I know I have gotten a bit “Woo hoo”, but that’s who I am. Take it or leave it. But, if you are on the fence, give it a try:
- Clench your fist, maybe both fists.
- Hold them tight into your body.
- Pretend you are trying to keep a slippery eel, or a wiggly puppy to your chest as they fight you to escape your grip.
- Take in how you feel.
Now, try this:
- Let go.
- Move your arms away from your chest. (It’s okay. You don’t want the eel anyway and the puppy will come back to you once it sniffs everything in sight)

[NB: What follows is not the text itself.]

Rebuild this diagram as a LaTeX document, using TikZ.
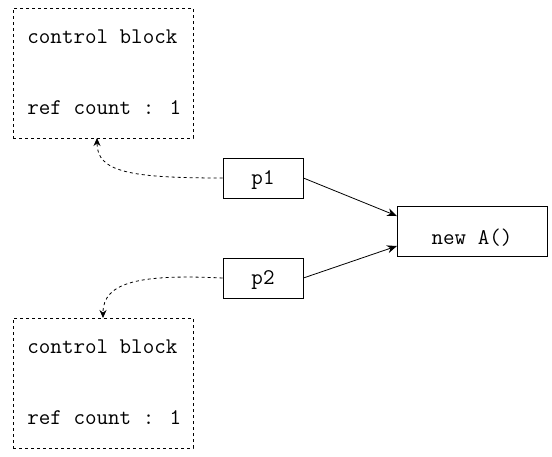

- Now drop your arms completely away from your body.
- Unclench your fists.
- Breathe.
Feel the difference?
When I was bitter, grumbling about every dime spent on tips and trying to maintain hold of a slippery eel I didn’t even want, scared my puppy would escape and leave me forever, I felt horrible. I felt tense and stressed.
It was only by doing the work in myself, changing my perspective and aligning my actions and decisions with my internalized values and ideals that I was able to let go. This has brought me to a place where I can tip freely or decide if it is a time to eat/drink at home.
I am not a millionaire, I still work in nonprofit education, my life hasn’t changed that drastically- beyond what I have changed in it- , but the way I approach it has. And it has made all the difference.
So, here I am another rando babbling about my opinion on tipping on the internet. I just felt inspired to share just in case it might speak to anyone else.
I’m not going to ask where you stand on tipping. There are enough internet wars on that where anyone is free to share their thoughts. Instead, I ask you to think about a value or ideal that was instilled in you. What is it? How did you first become drawn to it? How do you live it in your day-to-day life?
Stay groovy, and remember it is okay to let it go sometimes. You just might feel better.